Given material »

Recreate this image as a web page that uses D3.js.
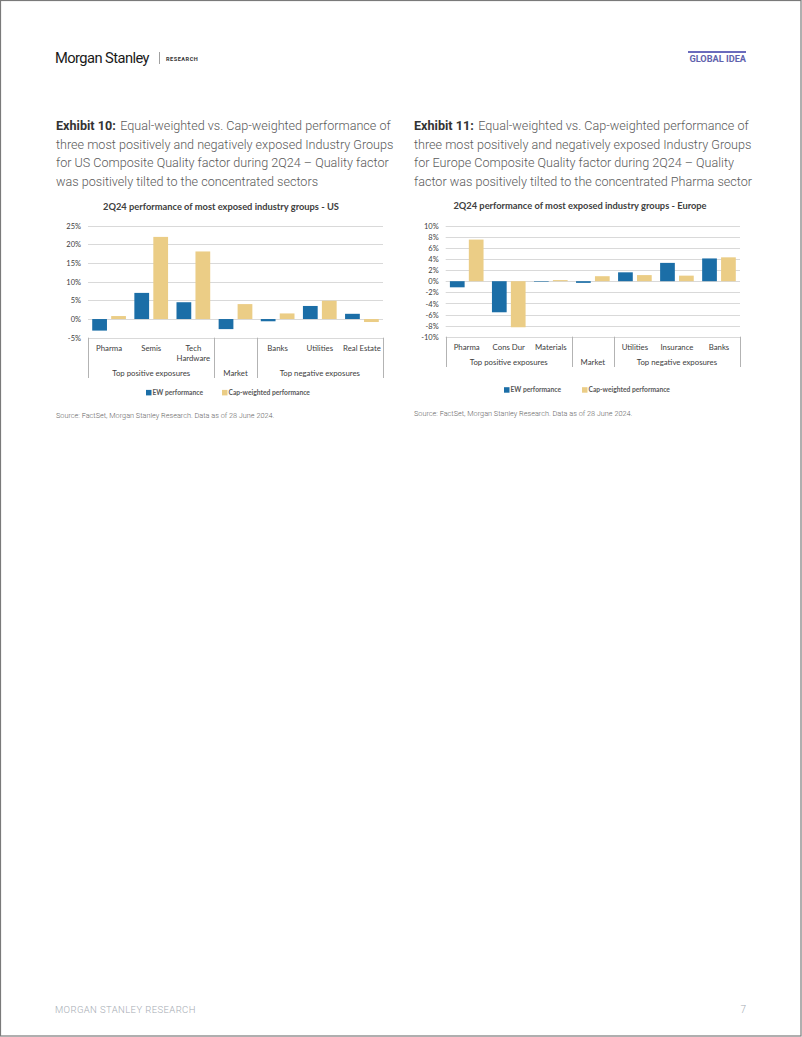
<!DOCTYPE html>
<html><head><meta charset="utf-8">
<script src="https://cdn.jsdelivr.net/npm/d3@7"></script>
<style>
html,body{margin:0;padding:0;background:#fff;}
svg{display:block;}
</style></head>
<body>
<script>
// ---------- DATA ----------
const usCategories = ["Pharma","Semis","Tech Hardware","Market","Banks","Utilities","Real Estate"];
const usEW  = [-3.1, 7.0, 4.5, -2.7, -0.6, 3.5, 1.4];
const usCap = [0.8, 22.0, 18.1, 4.0, 1.5, 4.9, -0.8];
const usTicks = [-5, 0, 5, 10, 15, 20, 25];

const euCategories = ["Pharma","Cons Dur","Materials","Market","Utilities","Insurance","Banks"];
const euEW  = [-1.1, -5.6, -0.1, -0.3, 1.6, 3.3, 4.1];
const euCap = [7.5, -8.3, 0.2, 0.9, 1.1, 1.0, 4.3];
const euTicks = [-10, -8, -6, -4, -2, 0, 2, 4, 6, 8, 10];

const groups = [
  {label:"Top positive exposures", from:0, to:2},
  {label:"Market", from:3, to:3},
  {label:"Top negative exposures", from:4, to:6}
];
const seriesNames = ["EW performance","Cap-weighted performance"];
const colors = ["#1b6ea7","#ebcd86"];

// ---------- PAGE ----------
const W = 802, H = 1037;
const svg = d3.select("body").append("svg").attr("width", W).attr("height", H);

svg.append("rect").attr("x",0.5).attr("y",0.5).attr("width",W-1.5).attr("height",H-1.5)
  .attr("fill","#fff").attr("stroke","#7a7a7a").attr("stroke-width",1.2);

// header
svg.append("text").attr("x",55).attr("y",63).attr("font-family","Roboto").attr("font-size",15.5)
  .attr("letter-spacing",-0.6).attr("fill","#1a1a1a").attr("textLength",94).attr("lengthAdjust","spacingAndGlyphs")
  .text("Morgan Stanley");
svg.append("line").attr("x1",159.5).attr("x2",159.5).attr("y1",52).attr("y2",64).attr("stroke","#888").attr("stroke-width",0.8);
svg.append("text").attr("x",166).attr("y",60.5).attr("font-family","Roboto").attr("font-weight",700)
  .attr("font-size",5.6).attr("letter-spacing",0.5).attr("fill","#333").text("RESEARCH");
svg.append("rect").attr("x",688).attr("y",51).attr("width",58).attr("height",2).attr("fill","#6a6bbd");
svg.append("text").attr("x",746).attr("y",62).attr("text-anchor","end").attr("font-family","Roboto")
  .attr("font-weight",700).attr("font-size",9.2).attr("fill","#6062ad").text("GLOBAL IDEA");

// footer
svg.append("text").attr("x",55).attr("y",1013).attr("font-family","Roboto").attr("font-weight",300)
  .attr("font-size",9.5).attr("letter-spacing",0.4).attr("fill","#a6acb4").text("MORGAN STANLEY RESEARCH");
svg.append("text").attr("x",746).attr("y",1013).attr("text-anchor","end").attr("font-family","Roboto").attr("font-weight",300)
  .attr("font-size",10).attr("fill","#a6acb4").text("7");

// captions
function caption(x, lines, boldPart) {
  const g = svg.append("g");
  lines.forEach((ln, i) => {
    const t = g.append("text").attr("x", x).attr("y", 130 + i*18.5)
      .attr("font-family","Roboto").attr("font-size",12.6).attr("fill","#5a5a5a");
    if (i === 0) {
      t.append("tspan").attr("font-weight",700).attr("fill","#333").text(boldPart);
      t.append("tspan").attr("dx",4.5).attr("font-weight",300).text(ln);
    } else {
      t.attr("font-weight",300).text(ln);
    }
  });
}
caption(56, ["Equal-weighted vs. Cap-weighted performance of",
  "three most positively and negatively exposed Industry Groups",
  "for US Composite Quality factor during 2Q24 \u2013 Quality factor",
  "was positively tilted to the concentrated sectors"], "Exhibit 10:");
caption(414, ["Equal-weighted vs. Cap-weighted performance of",
  "three most positively and negatively exposed Industry Groups",
  "for Europe Composite Quality factor during 2Q24 \u2013 Quality",
  "factor was positively tilted to the concentrated Pharma sector"], "Exhibit 11:");

// ---------- CHART ----------
function chart(o) {
  const g = svg.append("g");
  const font = "Lato";
  const fs = 7.8;
  const y = d3.scaleLinear().domain(o.domain).range([o.yBottom, o.yTop]);
  const x = d3.scaleBand().domain(o.categories).range([o.xLeft, o.xRight]).padding(0);
  const xi = d3.scaleBand().domain(seriesNames).range([0, x.bandwidth()]).paddingInner(0.2222).paddingOuter(0.2222);

  // title
  g.append("text").attr("x", o.titleX).attr("y", o.titleY).attr("text-anchor","middle")
    .attr("font-family",font).attr("font-weight",700).attr("font-size",9.3).attr("fill","#404040").text(o.title);

  // gridlines
  g.append("g").selectAll("line").data(o.ticks).join("line")
    .attr("x1", o.xLeft).attr("x2", o.xRight)
    .attr("y1", d => Math.round(y(d))+0.5).attr("y2", d => Math.round(y(d))+0.5)
    .attr("stroke","#d9d9d9").attr("stroke-width",1);

  // y axis labels
  const yAxis = d3.axisLeft(y).tickValues(o.ticks).tickFormat(d => d + "%").tickSize(0).tickPadding(0);
  const ya = g.append("g").attr("transform", `translate(${o.xLeft - 7},0)`).call(yAxis);
  ya.select(".domain").remove();
  ya.selectAll("text").attr("font-family",font).attr("font-size",7.5).attr("fill","#404040").attr("dy","0.35em");

  // bars
  const series = [o.ew, o.cap];
  series.forEach((vals, si) => {
    g.append("g").selectAll("rect").data(vals).join("rect")
      .attr("x", (d,i) => x(o.categories[i]) + xi(seriesNames[si]))
      .attr("width", xi.bandwidth())
      .attr("y", d => Math.min(y(d), y(0)))
      .attr("height", d => Math.abs(y(d) - y(0)))
      .attr("fill", colors[si]);
  });

  // category axis: dividers
  const divs = [0, 3, 4, 7].map(i => i < 7 ? x(o.categories[i]) : o.xRight);
  g.append("g").selectAll("line").data(divs).join("line")
    .attr("x1", d => Math.round(d)+0.5).attr("x2", d => Math.round(d)+0.5)
    .attr("y1", o.yBottom).attr("y2", o.divBottom)
    .attr("stroke","#b3b3b3").attr("stroke-width",1);

  // category labels
  o.categories.forEach((c, i) => {
    const cx = x(c) + x.bandwidth()/2;
    if (c === "Market") return;
    const parts = o.wrap[c] || [c];
    parts.forEach((p, k) => {
      g.append("text").attr("x", cx).attr("y", o.catY + k*10).attr("text-anchor","middle")
        .attr("font-family",font).attr("font-size",fs).attr("fill","#404040").text(p);
    });
  });
  groups.forEach(gr => {
    const x0 = x(o.categories[gr.from]), x1 = x(o.categories[gr.to]) + x.bandwidth();
    g.append("text").attr("x", (x0+x1)/2).attr("y", o.groupY).attr("text-anchor","middle")
      .attr("font-family",font).attr("font-size",fs).attr("fill","#404040").text(gr.label);
  });

  // legend
  o.legend.forEach((lx, si) => {
    g.append("rect").attr("x", lx).attr("y", o.legendY - 2.8).attr("width",5.5).attr("height",5.5).attr("fill",colors[si]);
    g.append("text").attr("x", lx + 6.5).attr("y", o.legendY).attr("dy","0.35em")
      .attr("font-family",font).attr("font-weight",700).attr("font-size",6.7).attr("fill","#595959").text(seriesNames[si]);
  });

  // source
  g.append("text").attr("x", o.srcX).attr("y", o.srcY).attr("font-family","Roboto").attr("font-weight",300)
    .attr("font-size",7.3).attr("fill","#666")
    .text("Source: FactSet, Morgan Stanley Research. Data as of 28 June 2024.");
}

chart({
  title:"2Q24 performance of most exposed industry groups - US", titleX:221, titleY:210,
  categories: usCategories, ew: usEW, cap: usCap, ticks: usTicks, domain:[-5,25],
  xLeft:88, xRight:383, yTop:225.7, yBottom:337.7, divBottom:378,
  catY:351, groupY:375.5, wrap:{"Tech Hardware":["Tech","Hardware"]},
  legend:[146, 222], legendY:392.7, srcX:56, srcY:418
});
chart({
  title:"2Q24 performance of most exposed industry groups - Europe", titleX:580, titleY:209,
  categories: euCategories, ew: euEW, cap: euCap, ticks: euTicks, domain:[-10,10],
  xLeft:445.7, xRight:740, yTop:225.7, yBottom:336.7, divBottom:367,
  catY:349.5, groupY:364.5, wrap:{},
  legend:[504, 582], legendY:390, srcX:414, srcY:415.5
});
</script>
</body></html>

Task » Leave out the pictures and repeat exactly the lines from the start of the material through the line that contains "4, 6, 8, 10];", both included.

Worked answer »
Recreate this image as a web page that uses D3.js.
<!DOCTYPE html>
<html><head><meta charset="utf-8">
<script src="https://cdn.jsdelivr.net/npm/d3@7"></script>
<style>
html,body{margin:0;padding:0;background:#fff;}
svg{display:block;}
</style></head>
<body>
<script>
// ---------- DATA ----------
const usCategories = ["Pharma","Semis","Tech Hardware","Market","Banks","Utilities","Real Estate"];
const usEW  = [-3.1, 7.0, 4.5, -2.7, -0.6, 3.5, 1.4];
const usCap = [0.8, 22.0, 18.1, 4.0, 1.5, 4.9, -0.8];
const usTicks = [-5, 0, 5, 10, 15, 20, 25];

const euCategories = ["Pharma","Cons Dur","Materials","Market","Utilities","Insurance","Banks"];
const euEW  = [-1.1, -5.6, -0.1, -0.3, 1.6, 3.3, 4.1];
const euCap = [7.5, -8.3, 0.2, 0.9, 1.1, 1.0, 4.3];
const euTicks = [-10, -8, -6, -4, -2, 0, 2, 4, 6, 8, 10];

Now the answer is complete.